▸ **YOUR OBJECTIVE**: In the entries below, print exactly the lines from the first through the one with "import pandas as pd", both included, and none of the pictures.

▸ **EXTRACTED MATERIAL**:
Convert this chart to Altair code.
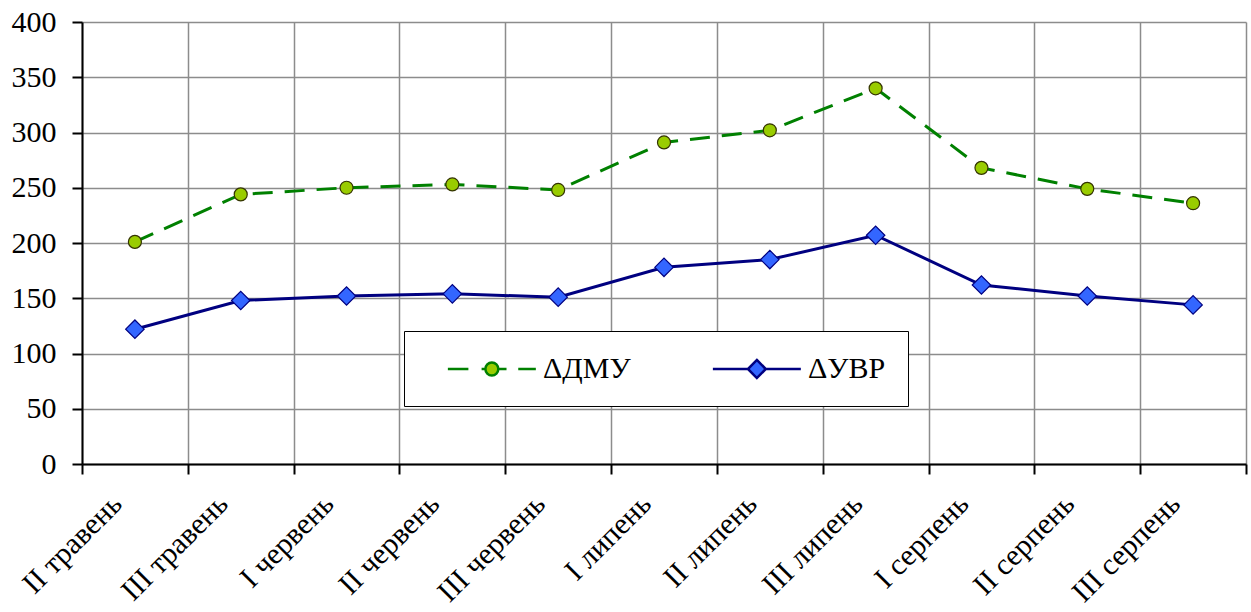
import altair as alt
import pandas as pd

periods = ["II травень", "III травень", "I червень", "II червень", "III червень",
           "I липень", "II липень", "III липень", "I серпень", "II серпень", "III серпень"]
dmu = [201, 244, 250, 253, 248, 291, 302, 340, 268, 249, 236]
uvr = [122, 148, 152, 154, 151, 178, 185, 207, 162, 152, 144]
series_names = ["ΔДМУ", "ΔУВР"]
y_ticks = [0, 50, 100, 150, 200, 250, 300, 350, 400]

rows = []
for p, a, b in zip(periods, dmu, uvr):
    rows.append({"period": p, "series": series_names[0], "value": a})
    rows.append({"period": p, "series": series_names[1], "value": b})
df = pd.DataFrame(rows)

FONT = "Liberation Serif"
FS = 30

x = alt.X("period:N", sort=periods,
          scale=alt.Scale(type="band", paddingInner=0, paddingOuter=0),
          axis=alt.Axis(title=None, tickBand="extent", grid=True, labelAngle=315,
                        labelAlign="right", labelBaseline="middle", labelPadding=25,
                        labelOffset=-18, tickSize=10, labelFont=FONT, labelFontSize=FS))
y = alt.Y("value:Q", scale=alt.Scale(domain=[0, 400], nice=False),
          axis=alt.Axis(title=None, values=y_ticks, tickSize=10, labelPadding=16,
                        labelFont=FONT, labelFontSize=FS))

is_dmu = alt.datum.series == series_names[0]
is_uvr = alt.datum.series == series_names[1]

line_dmu = alt.Chart(df).transform_filter(is_dmu).mark_line(
    strokeWidth=3, stroke="#008000", strokeDash=[20, 12]).encode(x=x, y=y)
line_uvr = alt.Chart(df).transform_filter(is_uvr).mark_line(
    strokeWidth=3, stroke="#000080").encode(x=x, y=y)

pts_dmu = alt.Chart(df).transform_filter(is_dmu).mark_point(
    shape="circle", filled=True, size=169, fill="#99CC00", stroke="#333300", strokeWidth=1.2, opacity=1
).encode(x=x, y=y)

pts_uvr = alt.Chart(df).transform_filter(is_uvr).mark_point(
    shape="diamond", filled=True, size=340, fill="#3366FF", stroke="#000080", strokeWidth=1.2, opacity=1
).encode(x=x, y=y)

# legend symbols: line + marker drawn as one symbol path
path_dmu = ("M0.4,0H1.8M2.7,0H3.0M3.84,0A0.44,0.44 0 1,1 2.96,0A0.44,0.44 0 1,1 3.84,0Z"
            "M3.84,0H4.4M5.2,0H6.4")
path_uvr = "M0.4,0H2.79M4.01,0H6.4M3.4,-0.62L4.01,0L3.4,0.62L2.79,0Z"

leg = alt.Legend(title=None, orient="none", legendX=322, legendY=309, direction="horizontal",
                 fillColor="white", strokeColor="black", padding=22,
                 labelFont=FONT, labelFontSize=FS, labelColor="black", labelOffset=85,
                 columnPadding=60, symbolSize=860, symbolStrokeWidth=2.5, labelLimit=300)

legend_layer = alt.Chart(df).transform_filter("datum.value < 0").mark_point(
    filled=True, size=860, strokeWidth=2.5, opacity=1
).encode(
    x=x, y=y,
    shape=alt.Shape("series:N", scale=alt.Scale(domain=series_names, range=[path_dmu, path_uvr]), legend=leg),
    fill=alt.Fill("series:N", scale=alt.Scale(domain=series_names, range=["#99CC00", "#3366FF"]), legend=leg),
    stroke=alt.Stroke("series:N", scale=alt.Scale(domain=series_names, range=["#008000", "#000080"]), legend=leg),
)

chart = alt.layer(line_dmu, line_uvr, pts_dmu, pts_uvr, legend_layer).properties(
    width=1164, height=442,
    padding={"left": 82, "top": 22, "right": 5, "bottom": 148},
    autosize=alt.AutoSizeParams(type="none"),
    background="white",
).configure_view(stroke=None).configure_axis(
    labelFont=FONT, labelFontSize=FS, labelColor="black",
    domainColor="black", domainWidth=2, tickColor="black", tickWidth=2,
    gridColor="#8c8c8c", gridWidth=1.5,
).configure_legend(labelFont=FONT, labelFontSize=FS, labelColor="black")

chart.save("out.html", embed_options={"renderer": "svg", "actions": False})
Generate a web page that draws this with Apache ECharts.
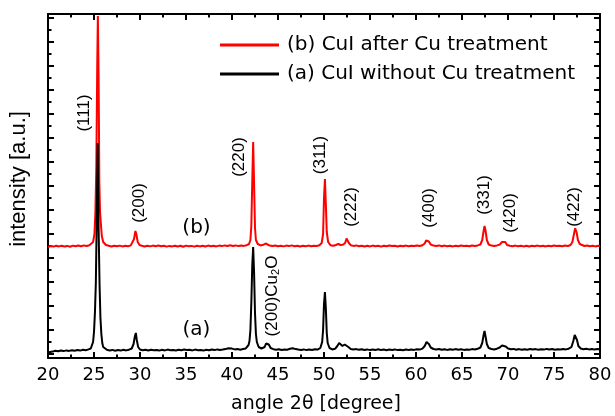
<!DOCTYPE html>
<html>
<head>
<meta charset="utf-8">
<script src="https://cdn.jsdelivr.net/npm/echarts@6/dist/echarts.min.js"></script>
<style>
  html, body { margin: 0; padding: 0; background: #fff; }
  #main { width: 615px; height: 416px; }
</style>
</head>
<body>
<div id="main"></div>
<script>
// XRD patterns, angle 2theta [deg] vs intensity [a.u.]
var traceA = [
  [20.0,5.5],[20.2,7.0],[20.5,6.4],[20.8,7.3],[21.1,6.8],[21.4,7.5],[21.7,6.9],[22.0,7.6],[22.3,7.1],[22.6,7.8],
  [22.9,7.2],[23.2,8.0],[23.5,7.4],[23.8,8.2],[24.1,7.8],[24.4,8.6],[24.65,9.5],[24.8,11],[24.9,16],[25.0,26],[25.1,45],
  [25.2,75],[25.3,140],[25.4,215],[25.5,130],[25.6,75],[25.7,40],[25.8,24],[25.9,15],[26.0,11],[26.2,9],[26.4,8.2],
  [26.7,7.6],[27.0,8.1],[27.3,7.3],[27.6,7.9],[27.9,7.4],[28.2,8.2],[28.5,7.6],[28.8,8.3],[29.1,9.5],[29.3,14],
  [29.45,22],[29.55,25],[29.65,18],[29.8,11],[30.0,8.5],[30.3,7.8],[30.6,8.2],[30.9,7.5],[31.2,8.3],[31.5,7.7],
  [31.8,8.0],[32.1,7.4],[32.4,8.2],[32.7,7.6],[33.0,8.4],[33.3,7.8],[33.6,8.1],[33.9,7.5],[34.2,8.3],[34.5,7.7],
  [34.8,8.5],[35.1,7.9],[35.4,8.2],[35.7,7.6],[36.0,8.4],[36.3,7.8],[36.6,8.0],[36.9,7.4],[37.2,8.3],[37.5,7.7],
  [37.8,8.5],[38.1,7.9],[38.4,8.6],[38.7,8.0],[39.0,8.4],[39.3,8.9],[39.6,9.8],[39.8,10.5],[40.0,9.4],[40.3,8.6],
  [40.6,8.9],[40.9,8.3],[41.2,9.0],[41.5,9.6],[41.8,13],[41.9,17],[42.0,28],[42.1,55],[42.2,92],[42.3,111],
  [42.4,85],[42.5,45],[42.6,24],[42.7,16],[42.9,11],[43.2,9.5],[43.55,11],[43.7,14.5],[43.85,16],[44.0,13.5],
  [44.2,10],[44.5,8.8],[44.8,8.2],[45.1,8.7],[45.4,8.0],[45.7,8.6],[46.0,8.3],[46.3,9.2],[46.6,9.8],[46.9,8.9],
  [47.2,8.4],[47.5,8.0],[47.8,8.6],[48.1,7.9],[48.4,8.5],[48.7,8.1],[49.0,8.7],[49.3,8.4],[49.6,10],[49.8,16],
  [49.9,28],[50.0,54],[50.1,66],[50.2,50],[50.3,25],[50.4,15],[50.6,10],[50.9,8.6],[51.2,9.2],[51.45,12],
  [51.65,15],[51.85,13],[52.0,12],[52.25,13.5],[52.45,15.3],[52.65,11],[52.9,9],[53.2,8.4],[53.5,8.9],[53.8,8.2],
  [54.1,8.8],[54.4,8.0],[54.7,8.6],[55.0,7.9],[55.3,8.5],[55.6,8.1],[55.9,8.7],[56.2,7.9],[56.5,8.4],[56.8,7.8],
  [57.1,8.5],[57.4,8.0],[57.7,8.6],[58.0,7.9],[58.3,8.3],[58.6,7.7],[58.9,8.5],[59.2,8.0],[59.5,8.6],[59.8,8.1],
  [60.1,8.8],[60.4,8.4],[60.7,9.4],[60.95,12],[61.15,16],[61.25,17],[61.4,14],[61.6,10.5],[61.9,9],[62.2,8.5],
  [62.5,9],[62.8,8.3],[63.1,8.8],[63.4,8.1],[63.7,8.7],[64.0,8.2],[64.3,8.9],[64.6,8.3],[64.9,8.8],[65.2,8.1],
  [65.5,8.6],[65.8,8.2],[66.1,8.9],[66.4,8.5],[66.7,9.2],[67.0,10.5],[67.2,15],[67.35,23],[67.45,27],[67.55,22],
  [67.7,14],[67.9,10],[68.2,9],[68.5,8.5],[68.8,9.3],[69.1,10.5],[69.35,12.5],[69.55,13],[69.75,11.5],[70.0,9.5],
  [70.3,8.7],[70.6,9.1],[70.9,8.3],[71.2,8.9],[71.5,8.2],[71.8,8.8],[72.1,8.3],[72.4,9.0],[72.7,8.4],[73.0,8.9],
  [73.3,8.2],[73.6,8.8],[73.9,8.4],[74.2,9.1],[74.5,8.5],[74.8,8.9],[75.1,8.3],[75.4,8.8],[75.7,8.4],[76.0,9.0],
  [76.3,8.6],[76.6,9.3],[76.9,11],[77.1,17],[77.25,23],[77.35,24],[77.5,18],[77.65,12],[77.9,9.5],[78.2,8.8],
  [78.5,9.3],[78.8,8.6],[79.1,9.1],[79.4,8.5],[79.7,9.0],[80.0,8.7]
];

var traceB = [
  [20.0,111],[20.3,112],[20.6,111.4],[20.9,112.2],[21.2,111.6],[21.5,112.3],[21.8,111.5],[22.1,112.1],[22.4,111.3],[22.7,112.4],
  [23.0,111.7],[23.3,112.5],[23.6,111.8],[23.9,112.6],[24.2,112.0],[24.5,112.8],[24.7,113.5],[24.9,116],[25.05,124],[25.15,145],
  [25.25,190],[25.35,290],[25.42,342],[25.5,280],[25.58,175],[25.66,145],[25.75,134],[25.85,122],[26.0,116],[26.3,113],
  [26.6,112.2],[26.9,111.5],[27.2,112.3],[27.5,111.7],[27.8,112.4],[28.1,111.6],[28.4,112.2],[28.7,111.8],[29.0,112.6],[29.2,114],
  [29.35,119],[29.5,127],[29.6,124],[29.75,116],[29.95,113],[30.2,112.2],[30.5,111.5],[30.8,112.3],[31.1,111.6],[31.4,112.4],
  [31.7,111.8],[32.0,112.5],[32.3,111.7],[32.6,112.2],[32.9,111.4],[33.2,112.1],[33.5,111.6],[33.8,112.3],[34.1,111.5],[34.4,112.2],
  [34.7,111.3],[35.0,112.4],[35.3,111.7],[35.6,112.1],[35.9,111.4],[36.2,112.3],[36.5,111.6],[36.8,112.2],[37.1,111.5],[37.4,112.4],
  [37.7,111.8],[38.0,112.2],[38.3,111.6],[38.6,112.4],[38.9,111.9],[39.2,112.6],[39.5,112.0],[39.8,112.7],[40.1,112.1],[40.4,112.6],
  [40.7,111.9],[41.0,112.5],[41.3,112.1],[41.6,112.8],[41.85,114],[42.0,118],[42.1,132],[42.2,176],[42.3,216],[42.4,174],
  [42.5,130],[42.6,118],[42.8,114],[43.1,112.6],[43.4,113.2],[43.65,114.5],[43.85,113.4],[44.1,112.4],[44.4,111.9],[44.7,112.5],
  [45.0,111.8],[45.3,112.3],[45.6,111.6],[45.9,112.4],[46.2,111.9],[46.5,112.6],[46.8,111.8],[47.1,112.3],[47.4,111.5],[47.7,112.2],
  [48.0,111.7],[48.3,112.4],[48.6,111.8],[48.9,112.3],[49.2,112.0],[49.5,112.8],[49.75,115],[49.9,124],[50.0,160],[50.1,179],
  [50.2,154],[50.3,126],[50.45,116],[50.7,112.8],[51.0,112.2],[51.3,113],[51.55,114.2],[51.8,113],[52.05,113.2],[52.3,115],
  [52.45,119.5],[52.55,119.7],[52.7,115],[52.9,112.8],[53.2,112.1],[53.5,112.6],[53.8,111.8],[54.1,112.3],[54.4,111.5],[54.7,112.2],
  [55.0,111.6],[55.3,112.4],[55.6,111.8],[55.9,112.2],[56.2,111.4],[56.5,112.3],[56.8,111.7],[57.1,112.5],[57.4,111.9],[57.7,112.2],
  [58.0,111.5],[58.3,112.3],[58.6,111.8],[58.9,112.4],[59.2,111.7],[59.5,112.3],[59.8,111.9],[60.1,112.5],[60.4,112.0],[60.7,112.8],
  [60.95,114.5],[61.1,117.5],[61.25,118.7],[61.4,116.5],[61.6,113.5],[61.9,112.4],[62.2,112.0],[62.5,112.6],[62.8,111.8],[63.1,112.4],
  [63.4,111.7],[63.7,112.2],[64.0,111.6],[64.3,112.3],[64.6,111.8],[64.9,112.4],[65.2,111.9],[65.5,112.3],[65.8,111.7],[66.1,112.5],
  [66.4,112.0],[66.7,112.6],[67.0,113.5],[67.2,118],[67.35,127],[67.45,132],[67.55,128],[67.7,118],[67.9,113.5],[68.2,112.4],
  [68.5,112.0],[68.8,112.6],[69.1,113.4],[69.35,116],[69.55,118],[69.7,116],[69.9,113],[70.2,112.2],[70.5,111.8],[70.8,112.4],
  [71.1,111.7],[71.4,112.3],[71.7,111.6],[72.0,112.2],[72.3,111.5],[72.6,112.3],[72.9,111.8],[73.2,112.4],[73.5,111.7],[73.8,112.2],
  [74.1,111.6],[74.4,112.3],[74.7,111.8],[75.0,112.5],[75.3,111.9],[75.6,112.3],[75.9,111.8],[76.2,112.5],[76.5,112.0],[76.8,113],
  [77.0,116],[77.15,123],[77.3,129.7],[77.45,126],[77.6,118],[77.8,114],[78.0,112.6],[78.3,112.0],[78.6,112.5],[78.9,111.8],
  [79.2,112.3],[79.5,111.6],[79.8,112.2],[80.0,111.8]
];

var seriesNames = ['(a) CuI without Cu treatment', '(b) CuI after Cu treatment'];

// reflection labels (rotated) and where they sit
var peakNames = ['(111)', '(200)', '(220)', '(311)', '(222)', '(400)', '(331)', '(420)', '(422)'];
var peakLabelAt = [[24.0,245],[29.95,155],[40.8,201],[49.57,203],[53.0,151],[61.45,150],[67.4,163],[70.2,145],[77.25,151]];
var cu2oLabelAt = [44.4, 62];
var traceTags = ['(a)', '(b)'];
var traceTagAt = [[36.14,28],[36.14,130]];

var black = '#000';
var myChart = echarts.init(document.getElementById('main'));

function tickAxis(pos) {
  return {
    type: 'value', gridIndex: 1, position: pos, min: 0, max: 336, interval: 24,
    axisLine: { show: false },
    axisTick: { show: true, inside: true, length: 6, lineStyle: { color: black, width: 2 } },
    minorTick: { show: true, splitNumber: 2, length: 3.5, lineStyle: { color: black, width: 2 } },
    axisLabel: { show: false },
    splitLine: { show: false }
  };
}

var option = {
  animation: false,
  backgroundColor: '#fff',
  grid: [
    { left: 48, right: 15, top: 14, bottom: 58, outerBoundsMode: 'none' },
    { left: 48, right: 15, top: 18, bottom: 62, outerBoundsMode: 'none' }
  ],
  legend: {
    orient: 'vertical',
    left: 215, top: 30,
    itemWidth: 59, itemHeight: 3, itemGap: 9,
    icon: 'rect',
    data: [seriesNames[1], seriesNames[0]],
    textStyle: { fontFamily: 'DejaVu Sans', fontSize: 20, color: black, padding: [0, 0, 0, 3] }
  },
  xAxis: [
    {
      type: 'value', gridIndex: 0, position: 'bottom', min: 20, max: 80, interval: 5,
      axisLine: { show: true, onZero: false, lineStyle: { color: black, width: 2 } },
      axisTick: { show: true, inside: true, length: 6, lineStyle: { color: black, width: 2 } },
      minorTick: { show: true, splitNumber: 2, length: 3.5, lineStyle: { color: black, width: 2 } },
      axisLabel: { fontFamily: 'DejaVu Sans', fontSize: 18, color: black, margin: 8 },
      splitLine: { show: false },
      name: 'angle 2θ [degree]', nameLocation: 'middle', nameGap: 37,
      nameTextStyle: { fontFamily: 'DejaVu Sans', fontSize: 19, color: black, padding: [0, 16, 0, 0] }
    },
    {
      type: 'value', gridIndex: 0, position: 'top', min: 20, max: 80, interval: 5,
      axisLine: { show: true, onZero: false, lineStyle: { color: black, width: 2 } },
      axisTick: { show: true, inside: true, length: 6, lineStyle: { color: black, width: 2 } },
      minorTick: { show: true, splitNumber: 2, length: 3.5, lineStyle: { color: black, width: 2 } },
      axisLabel: { show: false },
      splitLine: { show: false }
    },
    { type: 'value', gridIndex: 1, min: 20, max: 80, show: false }
  ],
  yAxis: [
    {
      type: 'value', gridIndex: 0, position: 'left', min: 0, max: 344,
      axisLine: { show: true, onZero: false, lineStyle: { color: black, width: 2 } },
      axisTick: { show: false }, axisLabel: { show: false }, splitLine: { show: false },
      name: 'intensity [a.u.]', nameLocation: 'middle', nameGap: 18, nameRotate: 90,
      nameTextStyle: { fontFamily: 'Liberation Sans', fontSize: 22, color: black, padding: [0, 0, 0, 14] }
    },
    {
      type: 'value', gridIndex: 0, position: 'right', min: 0, max: 344,
      axisLine: { show: true, onZero: false, lineStyle: { color: black, width: 2 } },
      axisTick: { show: false }, axisLabel: { show: false }, splitLine: { show: false }
    },
    tickAxis('left'),
    tickAxis('right')
  ],
  series: [
    {
      name: seriesNames[1], type: 'line', data: traceB, showSymbol: false,
      lineStyle: { color: '#ff0000', width: 2 }, itemStyle: { color: '#ff0000' }
    },
    {
      name: seriesNames[0], type: 'line', data: traceA, showSymbol: false,
      lineStyle: { color: black, width: 2 }, itemStyle: { color: black }
    },
    {
      type: 'scatter', symbolSize: 0, silent: true, itemStyle: { opacity: 1 },
      data: peakNames.map(function (n, i) { return { name: n, value: peakLabelAt[i] }; }),
      label: {
        show: true, position: 'inside', rotate: 90, formatter: '{b}',
        fontFamily: 'Liberation Sans', fontSize: 17, color: black, textBorderWidth: 0
      }
    },
    {
      type: 'scatter', symbolSize: 0, silent: true, itemStyle: { opacity: 1 },
      data: [{ name: 'cu2o', value: cu2oLabelAt }],
      label: {
        show: true, position: 'inside', rotate: 90, textBorderWidth: 0,
        formatter: '{m|(200)Cu}{s|2}{m|O}',
        rich: {
          m: { fontFamily: 'Liberation Sans', fontSize: 17, color: black, lineHeight: 17, verticalAlign: 'top' },
          s: { fontFamily: 'Liberation Sans', fontSize: 11, color: black, lineHeight: 11, verticalAlign: 'bottom' }
        }
      }
    },
    {
      type: 'scatter', symbolSize: 0, silent: true, itemStyle: { opacity: 1 },
      data: traceTags.map(function (n, i) { return { name: n, value: traceTagAt[i] }; }),
      label: {
        show: true, position: 'inside', formatter: '{b}', textBorderWidth: 0,
        fontFamily: 'DejaVu Sans', fontSize: 20, color: black
      }
    }
  ]
};

myChart.setOption(option);
</script>
</body>
</html>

▸ **EXERCISE ANSWER**:
Convert this chart to Altair code.
import altair as alt
import pandas as pd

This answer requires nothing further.